* TASK: Begin at the first line of the data and copy each line through the one containing "5,6% variación interanual</div>", that line included, with no pictures.

-------- GIVEN DATA

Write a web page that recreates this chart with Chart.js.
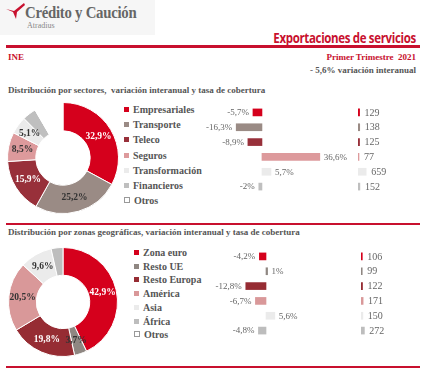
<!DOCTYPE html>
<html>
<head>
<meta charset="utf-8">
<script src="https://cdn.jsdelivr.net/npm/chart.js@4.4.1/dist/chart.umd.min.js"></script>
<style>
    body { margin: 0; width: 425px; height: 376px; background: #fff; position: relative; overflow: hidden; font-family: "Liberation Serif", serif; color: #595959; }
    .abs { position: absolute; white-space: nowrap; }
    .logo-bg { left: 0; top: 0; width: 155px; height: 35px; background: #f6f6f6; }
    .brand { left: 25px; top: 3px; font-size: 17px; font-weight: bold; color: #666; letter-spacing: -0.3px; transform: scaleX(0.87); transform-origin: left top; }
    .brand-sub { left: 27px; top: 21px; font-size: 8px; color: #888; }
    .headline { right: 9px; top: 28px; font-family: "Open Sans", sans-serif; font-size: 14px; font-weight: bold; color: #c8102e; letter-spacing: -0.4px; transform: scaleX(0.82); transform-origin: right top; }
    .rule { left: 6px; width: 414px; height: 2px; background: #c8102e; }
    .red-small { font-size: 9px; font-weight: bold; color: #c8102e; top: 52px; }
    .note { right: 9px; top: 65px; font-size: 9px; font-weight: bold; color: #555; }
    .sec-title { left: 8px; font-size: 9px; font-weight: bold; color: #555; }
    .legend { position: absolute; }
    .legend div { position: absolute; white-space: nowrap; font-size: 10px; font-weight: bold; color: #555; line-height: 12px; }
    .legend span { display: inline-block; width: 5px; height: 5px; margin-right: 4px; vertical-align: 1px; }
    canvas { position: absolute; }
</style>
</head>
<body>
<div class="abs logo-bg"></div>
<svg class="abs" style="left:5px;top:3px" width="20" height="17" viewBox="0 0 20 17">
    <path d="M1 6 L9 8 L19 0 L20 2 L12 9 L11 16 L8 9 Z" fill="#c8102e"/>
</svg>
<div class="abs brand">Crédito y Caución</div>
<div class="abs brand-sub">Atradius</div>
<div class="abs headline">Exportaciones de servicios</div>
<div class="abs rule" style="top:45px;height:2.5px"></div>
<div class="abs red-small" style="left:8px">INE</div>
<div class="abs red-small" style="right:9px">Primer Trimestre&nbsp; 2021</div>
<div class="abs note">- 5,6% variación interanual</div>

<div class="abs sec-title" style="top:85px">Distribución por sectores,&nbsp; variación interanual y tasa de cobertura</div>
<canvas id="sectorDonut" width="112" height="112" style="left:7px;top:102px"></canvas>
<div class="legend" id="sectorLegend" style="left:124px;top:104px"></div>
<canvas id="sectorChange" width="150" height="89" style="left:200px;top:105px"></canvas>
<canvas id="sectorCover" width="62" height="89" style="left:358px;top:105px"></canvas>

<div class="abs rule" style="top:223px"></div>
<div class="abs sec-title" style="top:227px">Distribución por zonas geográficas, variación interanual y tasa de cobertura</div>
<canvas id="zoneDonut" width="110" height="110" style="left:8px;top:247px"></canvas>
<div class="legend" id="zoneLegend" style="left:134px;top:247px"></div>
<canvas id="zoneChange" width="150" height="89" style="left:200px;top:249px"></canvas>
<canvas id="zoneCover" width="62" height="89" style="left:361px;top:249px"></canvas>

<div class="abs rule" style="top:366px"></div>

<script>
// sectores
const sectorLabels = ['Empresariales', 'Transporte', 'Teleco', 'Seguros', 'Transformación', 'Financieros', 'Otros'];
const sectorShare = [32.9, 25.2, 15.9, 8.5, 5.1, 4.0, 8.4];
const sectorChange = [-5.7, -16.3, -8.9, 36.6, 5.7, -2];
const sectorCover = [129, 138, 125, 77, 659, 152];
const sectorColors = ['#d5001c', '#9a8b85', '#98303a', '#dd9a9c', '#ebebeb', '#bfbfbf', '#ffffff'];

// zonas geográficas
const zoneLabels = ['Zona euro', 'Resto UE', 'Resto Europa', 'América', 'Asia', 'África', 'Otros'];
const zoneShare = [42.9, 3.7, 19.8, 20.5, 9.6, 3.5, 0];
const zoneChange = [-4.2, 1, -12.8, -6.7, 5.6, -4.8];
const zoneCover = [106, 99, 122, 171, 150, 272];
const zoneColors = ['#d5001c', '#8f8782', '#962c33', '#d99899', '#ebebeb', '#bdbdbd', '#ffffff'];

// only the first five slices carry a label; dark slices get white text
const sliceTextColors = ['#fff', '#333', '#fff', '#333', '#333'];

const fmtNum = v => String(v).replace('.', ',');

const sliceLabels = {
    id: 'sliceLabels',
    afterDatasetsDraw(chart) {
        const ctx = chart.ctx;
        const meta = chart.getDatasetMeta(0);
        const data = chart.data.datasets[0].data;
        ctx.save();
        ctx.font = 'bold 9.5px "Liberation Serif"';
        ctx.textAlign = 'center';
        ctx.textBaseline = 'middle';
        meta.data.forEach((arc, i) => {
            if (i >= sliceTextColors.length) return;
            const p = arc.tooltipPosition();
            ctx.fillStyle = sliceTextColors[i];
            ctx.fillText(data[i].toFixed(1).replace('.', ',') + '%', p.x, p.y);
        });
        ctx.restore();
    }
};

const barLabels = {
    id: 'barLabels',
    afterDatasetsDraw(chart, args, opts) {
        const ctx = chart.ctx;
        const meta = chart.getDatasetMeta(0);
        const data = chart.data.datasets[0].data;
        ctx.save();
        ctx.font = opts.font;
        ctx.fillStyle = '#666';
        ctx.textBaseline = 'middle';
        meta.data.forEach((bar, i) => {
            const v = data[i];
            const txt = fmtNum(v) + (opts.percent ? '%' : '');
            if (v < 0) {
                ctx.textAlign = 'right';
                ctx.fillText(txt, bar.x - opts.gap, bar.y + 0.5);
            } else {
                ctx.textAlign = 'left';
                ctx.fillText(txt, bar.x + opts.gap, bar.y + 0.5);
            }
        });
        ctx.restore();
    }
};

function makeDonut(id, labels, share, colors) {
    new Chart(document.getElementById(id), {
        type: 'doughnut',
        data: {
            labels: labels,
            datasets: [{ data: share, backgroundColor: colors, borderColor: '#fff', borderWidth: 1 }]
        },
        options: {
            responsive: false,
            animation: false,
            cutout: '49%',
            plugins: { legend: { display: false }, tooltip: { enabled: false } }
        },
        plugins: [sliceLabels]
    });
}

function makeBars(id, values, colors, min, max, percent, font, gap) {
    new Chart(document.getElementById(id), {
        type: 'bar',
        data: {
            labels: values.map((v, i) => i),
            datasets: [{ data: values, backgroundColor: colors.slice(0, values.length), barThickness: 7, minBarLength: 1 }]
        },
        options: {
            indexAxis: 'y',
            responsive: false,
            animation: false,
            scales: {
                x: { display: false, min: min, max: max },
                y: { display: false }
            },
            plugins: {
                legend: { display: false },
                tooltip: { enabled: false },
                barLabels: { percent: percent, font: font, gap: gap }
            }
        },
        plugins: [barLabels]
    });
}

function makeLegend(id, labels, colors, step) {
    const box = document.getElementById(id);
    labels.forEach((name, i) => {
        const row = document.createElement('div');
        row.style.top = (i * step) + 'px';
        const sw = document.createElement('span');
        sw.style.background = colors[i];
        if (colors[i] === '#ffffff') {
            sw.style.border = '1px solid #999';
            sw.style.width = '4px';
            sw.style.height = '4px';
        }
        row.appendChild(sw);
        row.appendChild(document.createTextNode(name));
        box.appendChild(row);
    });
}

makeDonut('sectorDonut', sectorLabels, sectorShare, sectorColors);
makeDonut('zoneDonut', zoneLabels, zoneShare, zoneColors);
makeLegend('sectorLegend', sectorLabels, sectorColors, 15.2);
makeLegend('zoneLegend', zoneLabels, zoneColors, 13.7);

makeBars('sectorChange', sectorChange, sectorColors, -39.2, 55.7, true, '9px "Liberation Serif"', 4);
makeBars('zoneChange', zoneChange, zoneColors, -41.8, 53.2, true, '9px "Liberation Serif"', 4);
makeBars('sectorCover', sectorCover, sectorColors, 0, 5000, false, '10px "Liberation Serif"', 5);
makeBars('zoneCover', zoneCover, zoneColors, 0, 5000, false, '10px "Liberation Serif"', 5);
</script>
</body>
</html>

----------------

* COMPLETE OUTPUT:
Write a web page that recreates this chart with Chart.js.
<!DOCTYPE html>
<html>
<head>
<meta charset="utf-8">
<script src="https://cdn.jsdelivr.net/npm/chart.js@4.4.1/dist/chart.umd.min.js"></script>
<style>
    body { margin: 0; width: 425px; height: 376px; background: #fff; position: relative; overflow: hidden; font-family: "Liberation Serif", serif; color: #595959; }
    .abs { position: absolute; white-space: nowrap; }
    .logo-bg { left: 0; top: 0; width: 155px; height: 35px; background: #f6f6f6; }
    .brand { left: 25px; top: 3px; font-size: 17px; font-weight: bold; color: #666; letter-spacing: -0.3px; transform: scaleX(0.87); transform-origin: left top; }
    .brand-sub { left: 27px; top: 21px; font-size: 8px; color: #888; }
    .headline { right: 9px; top: 28px; font-family: "Open Sans", sans-serif; font-size: 14px; font-weight: bold; color: #c8102e; letter-spacing: -0.4px; transform: scaleX(0.82); transform-origin: right top; }
    .rule { left: 6px; width: 414px; height: 2px; background: #c8102e; }
    .red-small { font-size: 9px; font-weight: bold; color: #c8102e; top: 52px; }
    .note { right: 9px; top: 65px; font-size: 9px; font-weight: bold; color: #555; }
    .sec-title { left: 8px; font-size: 9px; font-weight: bold; color: #555; }
    .legend { position: absolute; }
    .legend div { position: absolute; white-space: nowrap; font-size: 10px; font-weight: bold; color: #555; line-height: 12px; }
    .legend span { display: inline-block; width: 5px; height: 5px; margin-right: 4px; vertical-align: 1px; }
    canvas { position: absolute; }
</style>
</head>
<body>
<div class="abs logo-bg"></div>
<svg class="abs" style="left:5px;top:3px" width="20" height="17" viewBox="0 0 20 17">
    <path d="M1 6 L9 8 L19 0 L20 2 L12 9 L11 16 L8 9 Z" fill="#c8102e"/>
</svg>
<div class="abs brand">Crédito y Caución</div>
<div class="abs brand-sub">Atradius</div>
<div class="abs headline">Exportaciones de servicios</div>
<div class="abs rule" style="top:45px;height:2.5px"></div>
<div class="abs red-small" style="left:8px">INE</div>
<div class="abs red-small" style="right:9px">Primer Trimestre&nbsp; 2021</div>
<div class="abs note">- 5,6% variación interanual</div>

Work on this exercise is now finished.